This week saw the launch of the Baraza Media Lab in Nairobi as part of an initiative to foster more collaboration towards a better future for journalists and media to tell their stories.
The Baraza Lab is supported by the Luminate Group which is a spinoff of the governance and citizen engagements funded by the Omidyar Network. Ory Okolloh, the Managing Director, Africa for Luminate said that different media organizations were dealing with their industry problems in their own silos. The new Baraza lab, which is being run in collaboration with Mettā Nairobi, is a place where like-minded creatives could meet, share, and collaborate on the future of media.
At the launch, it was said that no industry has been as disrupted by technology as much as the media, whose business models have been eroded by new advertising platforms. This is also a time when propaganda and fake news divides societies and where personalities had more followers than countries. Yet media remains a necessary arm of inclusive and democratic societies, and organizations such as AmaBhungane and Africa Uncensored were cited as two entities that had done a great deal to expose corruption issues in South Africa and Kenya, respectively.

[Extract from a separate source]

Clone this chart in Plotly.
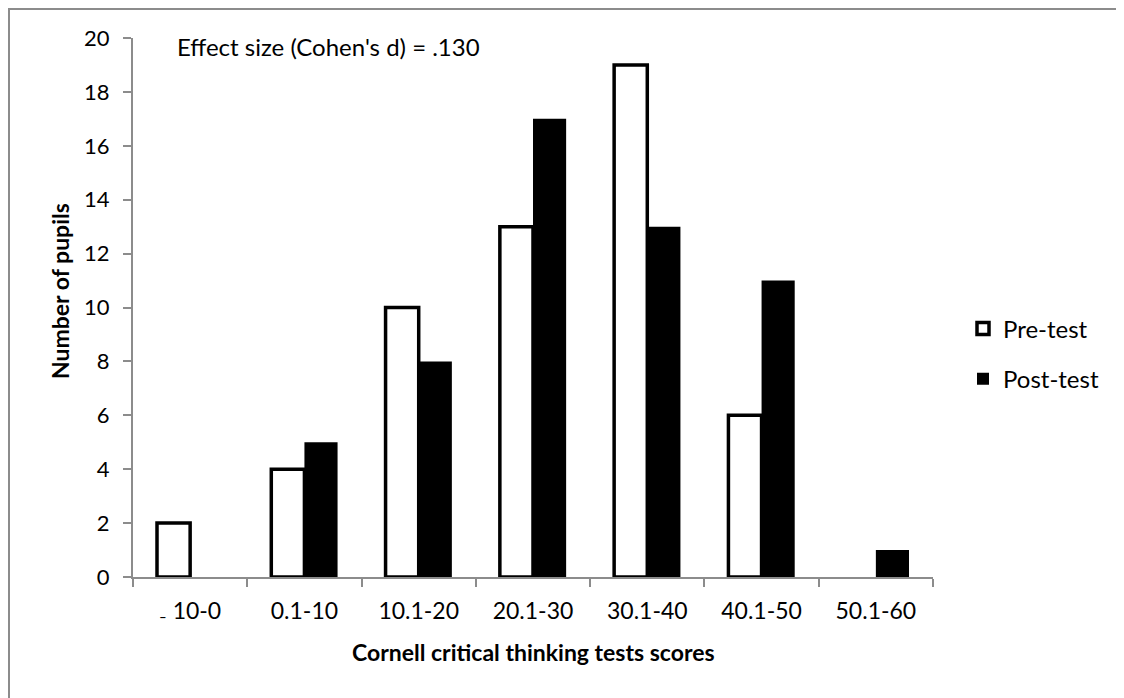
import plotly.graph_objects as go

categories = ["₋ 10-0", "0.1-10", "10.1-20", "20.1-30", "30.1-40", "40.1-50", "50.1-60"]
pre_test = [2, 4, 10, 13, 19, 6, 0]
post_test = [0, 5, 8, 17, 13, 11, 1]
y_ticks = [0, 2, 4, 6, 8, 10, 12, 14, 16, 18, 20]

FONT = "Lato"
AX = "#8c8c8c"

fig = go.Figure()
fig.add_trace(go.Bar(
    x=categories, y=pre_test, name="Pre-test", legendgroup="pre",
    marker=dict(color="white",
                line=dict(color="black", width=[3.5 if v > 0 else 0 for v in pre_test])),
))
fig.add_trace(go.Bar(
    x=categories, y=post_test, name="Post-test", legendgroup="post",
    marker=dict(color="black", line=dict(color="black", width=0)),
))

fig.update_layout(
    width=1124, height=698,
    margin=dict(l=125, r=199, t=30, b=129, autoexpand=False),
    paper_bgcolor="white", plot_bgcolor="white",
    barmode="group", bargap=0.42, bargroupgap=0,
    font=dict(family=FONT, size=22, color="black"),
    showlegend=True,
    legend=dict(x=1.0375, y=0.414, xanchor="left", yanchor="middle",
                font=dict(size=24), tracegroupgap=16, itemwidth=30,
                bgcolor="rgba(0,0,0,0)"),
    xaxis=dict(
        showline=True, linecolor=AX, linewidth=2,
        ticks="outside", tickson="boundaries", ticklen=8, tickcolor=AX, tickwidth=2,
        showgrid=False, tickfont=dict(size=23), ticklabelstandoff=12,
    ),
    yaxis=dict(
        range=[0, 20], tickvals=y_ticks,
        showline=True, linecolor=AX, linewidth=2,
        ticks="outside", ticklen=8, tickcolor=AX, tickwidth=2,
        showgrid=False, zeroline=False, tickfont=dict(size=22), ticklabelstandoff=9,
    ),
    annotations=[
        dict(text="Effect size (Cohen's d) = .130", xref="paper", yref="paper",
             x=0.053, y=0.985, xanchor="left", yanchor="middle", showarrow=False,
             font=dict(size=24)),
        dict(text="<b>Number of pupils</b>", xref="paper", yref="paper",
             x=-0.091, y=0.531, xanchor="center", yanchor="middle", textangle=-90,
             showarrow=False, font=dict(size=23)),
        dict(text="<b>Cornell critical thinking tests scores</b>", xref="paper", yref="paper",
             x=0.5, y=-0.139, xanchor="center", yanchor="middle",
             showarrow=False, font=dict(size=23)),
    ],
    shapes=[dict(
        type="rect", xref="paper", yref="paper",
        x0=-0.155, x1=1.234, y0=-0.3, y1=1.0538,
        line=dict(color="#8c8c8c", width=2), fillcolor="rgba(0,0,0,0)", layer="below",
    )],
)

fig.write_html("out.html")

Media coach and “recovering” journalist Uduak Amimo, who was the keynote speaker at the launch, spoke about the revelations and opportunities brought on by new media in the last few years. As an example of collaboration, she said that the data dumps by Wikileaks had not made much sense until the organization partnered with traditional media houses. But the opportunities for media had been hampered by a focus on profits over purpose, media that shared messages that they had not checked or analyzed, pay discrimination and tolerance of harassment among other factors.